共同輸送の推進は、単なる効率化の話では済まない。物流業界全体の存続に関わる、待ったなしの課題だ。担当者は、10年後の物流業界に並々ならぬ危機感を抱いている。

「やはり、ドライバー不足に尽きる。すべてはここに帰着する。3年、5年なら何とかなるかもしれない。しかし10年後となると、背筋が凍る思いだ。ドライバーの平均年齢は50代。5年、10年後にそのドライバーさんたちが現役を退いたとき、本当に運べなくなる。そのリスクこそが最大の脅威だ」(担当者)

また、担当者は冷徹な現実を語る。「トラックは資金さえあれば調達できる。しかしドライバーさんは一朝一夕には育たない。今でさえ人手不足なのに、10年後はもっと深刻になる。そうなれば、どれほど優れた商品を作っても、お客様の手元に届けられなくなってしまう」

だからこそ、共同輸送による効率化は一刻の猶予も許されない。
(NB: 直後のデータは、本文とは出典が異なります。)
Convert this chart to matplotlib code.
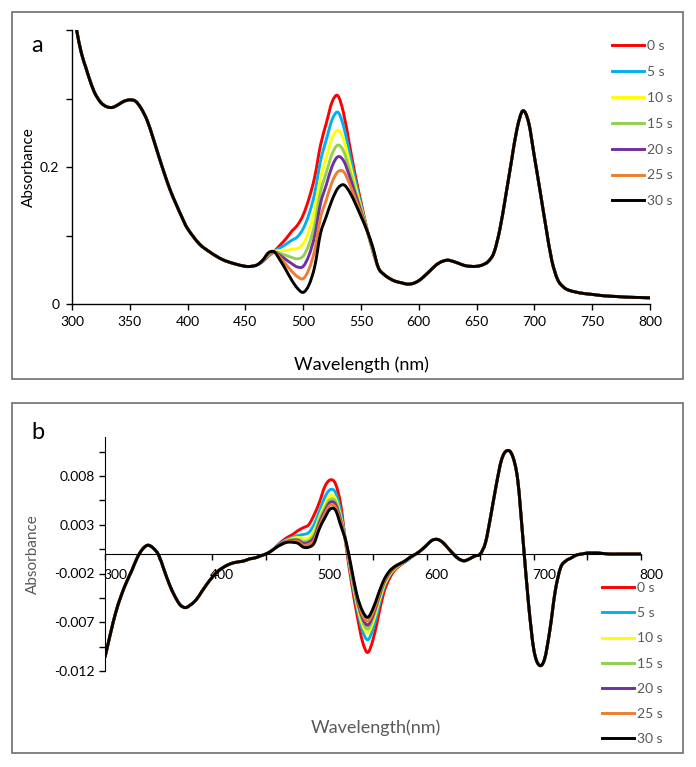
import matplotlib
matplotlib.use("Agg")
import matplotlib.pyplot as plt
import matplotlib.transforms as mtrans
from matplotlib.patches import Rectangle, PathPatch
from matplotlib.path import Path

plt.rcParams['font.family'] = ['Lato', 'DejaVu Sans']

times = ['0 s', '5 s', '10 s', '15 s', '20 s', '25 s', '30 s']
colors = ['#FF0000', '#00B0F0', '#FFFF00', '#92D050', '#7030A0', '#ED7D31', '#000000']
gray = '#595959'

# ---- panel a : absorbance ----
wl_a_left = [300, 304, 308, 312, 316, 320, 325, 330, 335, 340, 345, 350, 355, 360,
             365, 370, 375, 380, 385, 390, 395, 400, 410, 420, 430, 440, 450, 455]
abs_a_left = [0.44, 0.400, 0.367, 0.345, 0.324, 0.307, 0.294, 0.288, 0.287, 0.291,
              0.296, 0.298, 0.296, 0.285, 0.268, 0.243, 0.216, 0.190, 0.166, 0.146,
              0.127, 0.110, 0.088, 0.075, 0.065, 0.059, 0.055, 0.055]

wl_a_mid = list(range(460, 570, 5))
a_0s = [.057, .062, .070, .077, .086, .095, .106, .115, .130, .154, .186, .232, .264, .295, .304, .278, .233, .188, .149, .111, .078, .053]
a_5s = [.057, .062, .071, .077, .082, .087, .093, .098, .110, .131, .162, .209, .240, .269, .280, .259, .221, .181, .145, .110, .079, .053]
a_10s = [.057, .063, .072, .077, .078, .078, .080, .081, .088, .107, .138, .184, .214, .242, .254, .240, .207, .173, .141, .110, .080, .053]
a_15s = [.057, .063, .073, .076, .074, .071, .068, .066, .070, .087, .117, .164, .192, .219, .232, .223, .196, .166, .138, .109, .081, .053]
a_20s = [.057, .063, .073, .076, .071, .065, .059, .054, .055, .071, .100, .147, .174, .201, .215, .209, .187, .161, .135, .109, .082, .053]
a_25s = [.057, .064, .074, .076, .068, .058, .048, .040, .037, .051, .079, .126, .152, .178, .193, .193, .176, .154, .132, .108, .083, .053]
a_30s = [.057, .064, .075, .076, .064, .050, .035, .023, .017, .028, .055, .103, .128, .152, .169, .174, .164, .147, .128, .108, .084, .053]
a_mid = [a_0s, a_5s, a_10s, a_15s, a_20s, a_25s, a_30s]

wl_a_right = [570, 575, 580, 585, 590, 595, 600, 605, 610, 615, 620, 625, 630, 635,
              640, 645, 650, 655, 660, 665, 670, 675, 680, 685, 690, 695, 700, 705,
              710, 715, 720, 725, 730, 740, 750, 760, 770, 780, 790, 800]
abs_a_right = [.043, .037, .033, .031, .029, .030, .034, .041, .049, .057, .062, .064,
               .062, .059, .056, .055, .055, .057, .062, .075, .108, .156, .207, .256,
               .282, .265, .215, .164, .112, .064, .036, .025, .020, .016, .014, .012,
               .011, .010, .0095, .009]

# ---- panel b : difference spectra ----
wl_b_left = list(range(300, 455, 5))
abs_b_left = [-.0106, -.0082, -.0060, -.0043, -.0029, -.0017, -.0004, .0005, .0009, .0006,
              -.0001, -.0016, -.0031, -.0043, -.0052, -.0055, -.0052, -.0047, -.0039, -.0031,
              -.0024, -.0018, -.0014, -.0011, -.0009, -.0008, -.0007, -.0005, -.0004, -.0002, .0000]

wl_b_mid = list(range(455, 595, 5))
b_0s = [.0003, .0008, .0013, .0017, .0020, .0024, .0027, .0030, .0040, .0053, .0069, .0076, .0072, .0050,
        .0007, -.0030, -.0062, -.0089, -.0101, -.0088, -.0064, -.0040, -.0026, -.0017, -.0012, -.0008, -.0004, .0000]
b_5s = [.0003, .0008, .0012, .0015, .0017, .0019, .0020, .0022, .0030, .0044, .0058, .0066, .0063, .0043,
        .0009, -.0025, -.0055, -.0078, -.0088, -.0077, -.0056, -.0035, -.0023, -.0016, -.0011, -.0008, -.0004, .0000]
b_10s = [.0003, .0007, .0011, .0014, .0016, .0017, .0016, .0017, .0024, .0038, .0051, .0060, .0057, .0038,
         .0010, -.0022, -.0051, -.0072, -.0081, -.0070, -.0051, -.0033, -.0022, -.0015, -.0011, -.0007, -.0003, .0000]
b_15s = [.0003, .0007, .0011, .0014, .0015, .0015, .0013, .0014, .0020, .0035, .0047, .0056, .0054, .0036,
         .0010, -.0020, -.0048, -.0068, -.0077, -.0066, -.0048, -.0031, -.0021, -.0014, -.0011, -.0007, -.0003, .0000]
b_20s = [.0003, .0007, .0011, .0013, .0014, .0014, .0011, .0012, .0017, .0032, .0044, .0053, .0051, .0034,
         .0011, -.0018, -.0046, -.0065, -.0073, -.0063, -.0046, -.0030, -.0020, -.0014, -.0010, -.0007, -.0003, .0000]
b_25s = [.0003, .0007, .0010, .0013, .0013, .0013, .0009, .0010, .0014, .0029, .0041, .0050, .0048, .0032,
         .0011, -.0017, -.0044, -.0062, -.0069, -.0060, -.0044, -.0029, -.0019, -.0013, -.0010, -.0007, -.0003, .0000]
b_30s = [.0003, .0007, .0010, .0012, .0012, .0011, .0007, .0007, .0011, .0026, .0037, .0046, .0045, .0029,
         .0012, -.0015, -.0042, -.0058, -.0065, -.0056, -.0041, -.0027, -.0018, -.0013, -.0010, -.0007, -.0003, .0000]
b_mid = [b_0s, b_5s, b_10s, b_15s, b_20s, b_25s, b_30s]

wl_b_right = [595, 600, 605, 610, 615, 620, 625, 630, 635, 640, 645, 650, 655, 660, 665,
              670, 675, 680, 685, 690, 695, 700, 705, 710, 715, 720, 725, 730, 735, 740,
              745, 750, 755, 760, 770, 780, 790, 800]
abs_b_right = [.0004, .0009, .0014, .0015, .0012, .0006, .0000, -.0005, -.0007, -.0005,
               -.0002, .0000, .0012, .0040, .0071, .0097, .0106, .0101, .0076, .0014,
               -.0050, -.0098, -.0114, -.0108, -.0078, -.0038, -.0014, -.0007, -.0004, -.0001,
               .0000, .0001, .0001, .0001, .0000, .0000, .0000, .0000]

W, H = 696, 767
fig = plt.figure(figsize=(W / 100, H / 100), dpi=100)


def fbox(x0, y0, x1, y1):
    # pixel box (top-left origin) -> figure fraction rect
    return [x0 / W, 1 - y1 / H, (x1 - x0) / W, (y1 - y0) / H]


def smooth_line(ax, x, y, color, label):
    # Excel-style smoothed line: bezier segments through the data points
    pts = list(zip(x, y))
    n = len(pts)
    verts = [pts[0]]
    codes = [Path.MOVETO]
    for i in range(n - 1):
        p0 = pts[max(i - 1, 0)]
        p1 = pts[i]
        p2 = pts[i + 1]
        p3 = pts[min(i + 2, n - 1)]
        c1 = (p1[0] + (p2[0] - p0[0]) / 6, p1[1] + (p2[1] - p0[1]) / 6)
        c2 = (p2[0] - (p3[0] - p1[0]) / 6, p2[1] - (p3[1] - p1[1]) / 6)
        verts += [c1, c2, p2]
        codes += [Path.CURVE4] * 3
    ax.add_patch(PathPatch(Path(verts, codes), fill=False, edgecolor=color, lw=2.1,
                           joinstyle='round', capstyle='butt'))
    ax.plot([], [], color=color, lw=2.1, label=label)


for (x0, y0, x1, y1) in [(12, 12, 683, 379), (12, 403, 683, 753)]:
    r = fbox(x0, y0, x1, y1)
    fig.patches.append(Rectangle((r[0], r[1]), r[2], r[3], transform=fig.transFigure,
                                 fill=False, edgecolor='#6e6e6e', lw=1.2))

# ---------------- panel a ----------------
axa = fig.add_axes(fbox(72, 30, 650, 304))
for i, t in enumerate(times):
    smooth_line(axa, wl_a_left + wl_a_mid + wl_a_right, abs_a_left + a_mid[i] + abs_a_right,
                colors[i], t)
axa.set_xlim(300, 800)
axa.set_ylim(0, 0.4)
axa.set_xticks(range(300, 801, 50))
axa.set_yticks([0, 0.2])
axa.set_yticklabels(['0', '0.2'])
axa.set_yticks([0.1, 0.3, 0.4], minor=True)
for s in ['top', 'right']:
    axa.spines[s].set_visible(False)
for s in ['left', 'bottom']:
    axa.spines[s].set_linewidth(1)
axa.tick_params(which='both', direction='out', length=4, width=1, labelsize=10, pad=5)
axa.set_xlabel('Wavelength (nm)', fontsize=13)
axa.xaxis.set_label_coords(0.5, -0.19)
axa.set_ylabel('Absorbance', fontsize=11)
axa.yaxis.set_label_coords(-0.062, 0.5)
axa.legend(loc='upper left', bbox_to_anchor=(612 / W, 1 - 40 / H), bbox_transform=fig.transFigure,
           frameon=False, fontsize=10, handlelength=2.3, handletextpad=0.25,
           labelspacing=1.0, borderpad=0, borderaxespad=0, labelcolor=gray)
fig.text(37 / W, 1 - 45 / H, 'a', fontsize=17, ha='center', va='center')

# ---------------- panel b ----------------
axb = fig.add_axes(fbox(105, 437, 641, 671))
for i, t in enumerate(times):
    smooth_line(axb, wl_b_left + wl_b_mid + wl_b_right, abs_b_left + b_mid[i] + abs_b_right,
                colors[i], t)
axb.set_xlim(300, 800)
axb.set_ylim(-0.012, 0.012)
axb.spines['bottom'].set_position(('data', 0))
for s in ['top', 'right']:
    axb.spines[s].set_visible(False)
axb.set_xticks(range(300, 801, 100))
axb.set_xticklabels([str(v) for v in range(300, 801, 100)])
axb.set_xticks(range(350, 800, 100), minor=True)
yt = [-0.012, -0.007, -0.002, 0.003, 0.008]
axb.set_yticks(yt)
axb.set_yticklabels(['-0.012', '-0.007', '-0.002', '0.003', '0.008'])
axb.set_yticks([-0.0095, -0.0045, 0.0005, 0.0055, 0.0105], minor=True)
axb.tick_params(which='both', direction='out', length=4, width=1, labelsize=10)
axb.tick_params(axis='x', pad=7)
shift = mtrans.ScaledTranslation(10 / 100, 0, fig.dpi_scale_trans)
for lab in axb.get_xticklabels():
    lab.set_transform(lab.get_transform() + shift)
axb.set_xlabel('Wavelength(nm)', fontsize=13, color=gray)
axb.xaxis.set_label_coords(0.506, -0.205)
axb.set_ylabel('Absorbance', fontsize=11, color=gray)
axb.yaxis.set_label_coords(-0.121, 0.5)
axb.legend(loc='upper left', bbox_to_anchor=(602 / W, 1 - 582 / H), bbox_transform=fig.transFigure,
           frameon=False, fontsize=10, handlelength=2.3, handletextpad=0.25,
           labelspacing=0.95, borderpad=0, borderaxespad=0, labelcolor=gray)
fig.text(38 / W, 1 - 433 / H, 'b', fontsize=17, ha='center', va='center')

fig.savefig('out.png', dpi=100)
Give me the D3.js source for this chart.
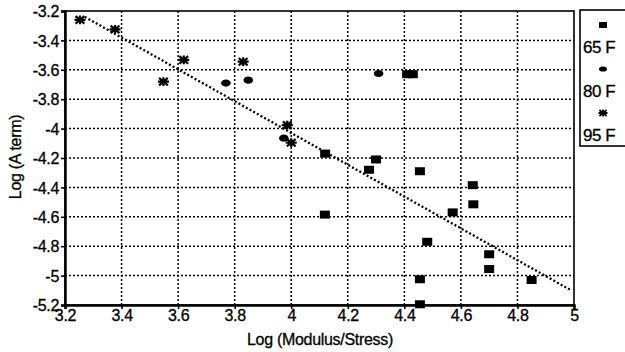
<!DOCTYPE html>
<html><head><meta charset="utf-8">
<script src="https://cdn.jsdelivr.net/npm/d3@7"></script>
<style>body{margin:0;background:#fff}svg{display:block}text{font-family:Arial,"Liberation Sans",sans-serif;fill:#000}</style>
</head><body><svg id="c" width="625" height="352"></svg>
<script>
const xTicks = [3.2,3.4,3.6,3.8,4,4.2,4.4,4.6,4.8,5];
const yTicks = [-3.2,-3.4,-3.6,-3.8,-4,-4.2,-4.4,-4.6,-4.8,-5,-5.2];
const s65x = [4.41,4.43,4.12,4.30,4.275,4.455,4.119,4.642,4.644,4.571,4.481,4.70,4.70,4.455,4.85,4.455];
const s65y = [-3.63,-3.63,-4.17,-4.21,-4.28,-4.29,-4.585,-4.385,-4.515,-4.57,-4.77,-4.855,-4.955,-5.025,-5.03,-5.195];
const s80x = [3.769,3.848,3.974,4.309];
const s80y = [-3.69,-3.67,-4.065,-3.625];
const s95x = [3.253,3.377,3.548,3.62,3.83,3.986,4.0];
const s95y = [-3.26,-3.325,-3.68,-3.533,-3.545,-3.976,-4.096];
const trendX = [3.27,4.985];
const trendY = [-3.24,-5.095];
const legendLabels = ["65 F","80 F","95 F"];

const svg = d3.select("#c");
const x = d3.scaleLinear().domain([3.2,5]).range([65,574]);
const y = d3.scaleLinear().domain([-3.2,-5.2]).range([11,305]);

// grid
svg.append("g").selectAll("line").data(xTicks.slice(1,-1)).join("line")
  .attr("x1",d=>x(d)).attr("x2",d=>x(d)).attr("y1",y(-3.2)).attr("y2",y(-5.2))
  .attr("stroke","#000").attr("stroke-width",1.5).attr("stroke-dasharray","2,2");
svg.append("g").selectAll("line").data(yTicks.slice(1,-1)).join("line")
  .attr("y1",d=>y(d)).attr("y2",d=>y(d)).attr("x1",x(3.2)).attr("x2",x(5))
  .attr("stroke","#000").attr("stroke-width",1.5).attr("stroke-dasharray","2,2");

// frame
svg.append("rect").attr("x",x(3.2)).attr("y",y(-3.2)).attr("width",x(5)-x(3.2)).attr("height",y(-5.2)-y(-3.2))
  .attr("fill","none").attr("stroke","#000").attr("stroke-width",1.6);

// axes
const fmt = d=>String(d);
const xa = svg.append("g").attr("transform",`translate(0,${y(-5.2)})`)
  .call(d3.axisBottom(x).tickValues(xTicks).tickFormat(fmt).tickSize(4).tickPadding(1));
const ya = svg.append("g").attr("transform",`translate(${x(3.2)},0)`)
  .call(d3.axisLeft(y).tickValues(yTicks).tickFormat(fmt).tickSize(4).tickPadding(2));
[xa,ya].forEach(a=>{
  a.select(".domain").attr("stroke","#000").attr("stroke-width",2.5);
  a.selectAll(".tick line").attr("stroke","#000").attr("stroke-width",1.6);
  a.selectAll("text").attr("font-size",16).attr("letter-spacing","-0.3px").attr("font-family","Arial, 'Liberation Sans', sans-serif").attr("fill","#000")
    .attr("stroke","#000").attr("stroke-width",0.3);
});
ya.selectAll("text").attr("dy","0.36em");

// trend line
svg.append("path").datum(d3.zip(trendX,trendY))
  .attr("d",d3.line().x(d=>x(d[0])).y(d=>y(d[1])))
  .attr("fill","none").attr("stroke","#000").attr("stroke-width",2.3).attr("stroke-dasharray","2,2.2");

// marker shapes
function drawSquare(g, w, h){ g.append("rect").attr("x",-w/2).attr("y",-h/2).attr("width",w).attr("height",h).attr("fill","#000"); }
function drawBlob(g, rx, ry){ g.append("ellipse").attr("rx",rx).attr("ry",ry).attr("fill","#000"); }
function drawStar(g, r, sw){
  const a = r*0.8;
  g.append("path").attr("d",`M${-r},0L${r},0M0,${-r*0.8}L0,${r*0.8}M${-a},${-a*0.85}L${a},${a*0.85}M${-a},${a*0.85}L${a},${-a*0.85}`)
   .attr("stroke","#000").attr("stroke-width",sw).attr("fill","none");
}

svg.append("g").selectAll("g").data(d3.zip(s65x,s65y)).join("g")
  .attr("transform",d=>`translate(${x(d[0])},${y(d[1])})`).each(function(){drawSquare(d3.select(this),10,8);});
svg.append("g").selectAll("g").data(d3.zip(s80x,s80y)).join("g")
  .attr("transform",d=>`translate(${x(d[0])},${y(d[1])})`).each(function(){drawBlob(d3.select(this),4.8,3.6);});
svg.append("g").selectAll("g").data(d3.zip(s95x,s95y)).join("g")
  .attr("transform",d=>`translate(${x(d[0])},${y(d[1])})`).each(function(){drawStar(d3.select(this),5.5,2.2);});

// axis titles
svg.append("text").attr("x",320).attr("y",345).attr("text-anchor","middle")
  .attr("font-size",16).attr("letter-spacing","-0.3px").attr("stroke","#000").attr("stroke-width",0.3).text("Log (Modulus/Stress)");
svg.append("text").attr("transform","translate(21,157) rotate(-90)").attr("text-anchor","middle")
  .attr("font-size",16).attr("letter-spacing","-0.3px").attr("stroke","#000").attr("stroke-width",0.3).text("Log (A term)");

// legend
const lg = svg.append("g");
lg.append("rect").attr("x",580).attr("y",10).attr("width",60).attr("height",136)
  .attr("fill","#fff").attr("stroke","#000").attr("stroke-width",1.6);
const legDraw = [g=>drawSquare(g,8,6), g=>drawBlob(g,4,2.6), g=>drawStar(g,4.5,1.8)];
legendLabels.forEach((t,i)=>{
  const cy = 25 + i*44;
  const g = lg.append("g").attr("transform",`translate(603,${cy})`);
  legDraw[i](g);
  lg.append("text").attr("x",583).attr("y",cy+28).attr("font-size",17).attr("letter-spacing","-0.5px")
    .attr("stroke","#000").attr("stroke-width",0.3).text(t);
});
</script></body></html>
「我々の輸送にも、往路と復路のバランスが取れていない区間がまだ数多く残っている。これからは片道だけの輸送では、運送会社に引き受けてもらえない時代が来る。往復で荷物を用意して初めて運んでもらえる、いや、もうその時代は来ている。だから必死なパートナー探しが必要だ。これは効率化という次元の話ではなく、生き残りをかけた戦いだ」(担当者)

サントリーの挑戦は、物流業界全体に新たな地平を示している。飲料と紙おむつという一見無縁の組み合わせが成功を収めた背景には、綿密な戦略と地道な調整の積み重ねがあった。しかしそれ以上に、「10年後、本当に運べなくなる」という切迫した危機感こそが、この取り組みを突き動かす原動力となっている。異業種との「共創」は持続可能な物流の未来を切り拓く、唯一無二の鍵と言えるだろう。